The invention, claims the former Kabete Institute-trained mechanical engineer, is self pressurised and the flames it generates have negligible amounts of carbon dioxide content.
He says that the environmentally-friendly cooker is designed from locally available materials and in such a way that it consumes minimal amounts of paraffin.
For instance, with two litres of paraffin, one can cook food for five to six hours, he says.
In Mr Mugo’s estimation, it is only a matter of time before many Kenyans turn to the cooker instead of other sources of fuel, say, charcoal, gas, or paraffin stoves.
However, unlike the conventional cooking gas cylinders where consumers exchange at a fee from dealers, pressure can be added to a PaRaMeko cooker for free at a petrol station (just like a car tyre) or using a foot pump — which is provided at the point of purchase. The cooker needs pressure refilling twice a month, he says.
Mr Mugo says that according to his research, the intensity of the heat generated by his cooker is more compared to that of conventional gas cookers.
“I don’t believe in importing gas any more. The cooker’s fire is more intense than the fire produced from gas. Since Kenya discovered oil in Turkana, it will be unwise to continue importing gas for domestic use. The money can be used for other development purposes. The new cooker will remain unmatched because of its efficiency”, he told Money.
“I wanted to make a modern cooker with capacity to hold bigger volume of kerosene and air or pressure for long periods. I can say without fear of contradiction that I am proud of this successful idea”, adds the 55-year-old businessman.
He has developed three types of the kerosene pressure cooker — a 3.5-litre single burner kerosene cylinder retailing at between Sh3,000 and Sh3,500, a 10-litre single and twin burner cylinder fetching between Sh4,000 and Sh5,000.
However, Mr Mugo expects that the prices will go down by almost half once he opens his manufacturing plant.
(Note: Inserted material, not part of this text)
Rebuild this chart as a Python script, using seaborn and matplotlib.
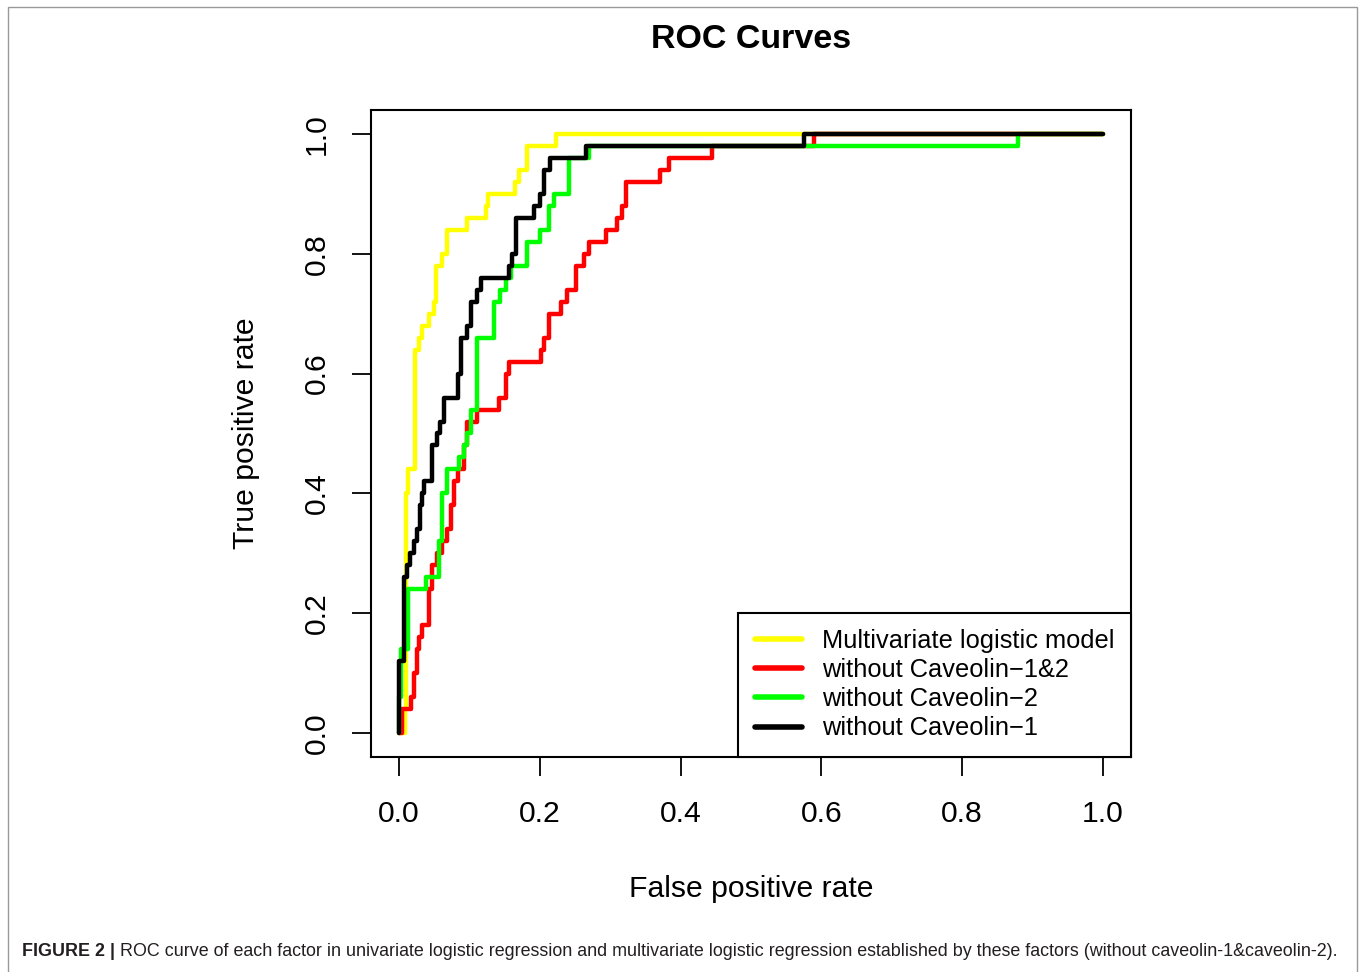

“Our customers are mostly individuals both from urban and rural areas but our target is to reach out to both the poor and middle class. We anticipate that schools, institutions, hotels, and restaurants will be our next market. After getting our certification from the Kenya Bureau of Standards in less than two months from now, I expect to roll out our ambitious plan of marketing the product in Kenya and other East African countries before going continental,” says Mr Mugo.
“To popularise the product, I think I will need to employ many marketers both directly and indirectly. There will also be the need to have agents. So, I think the business will employ thousands of people indirectly,” he says.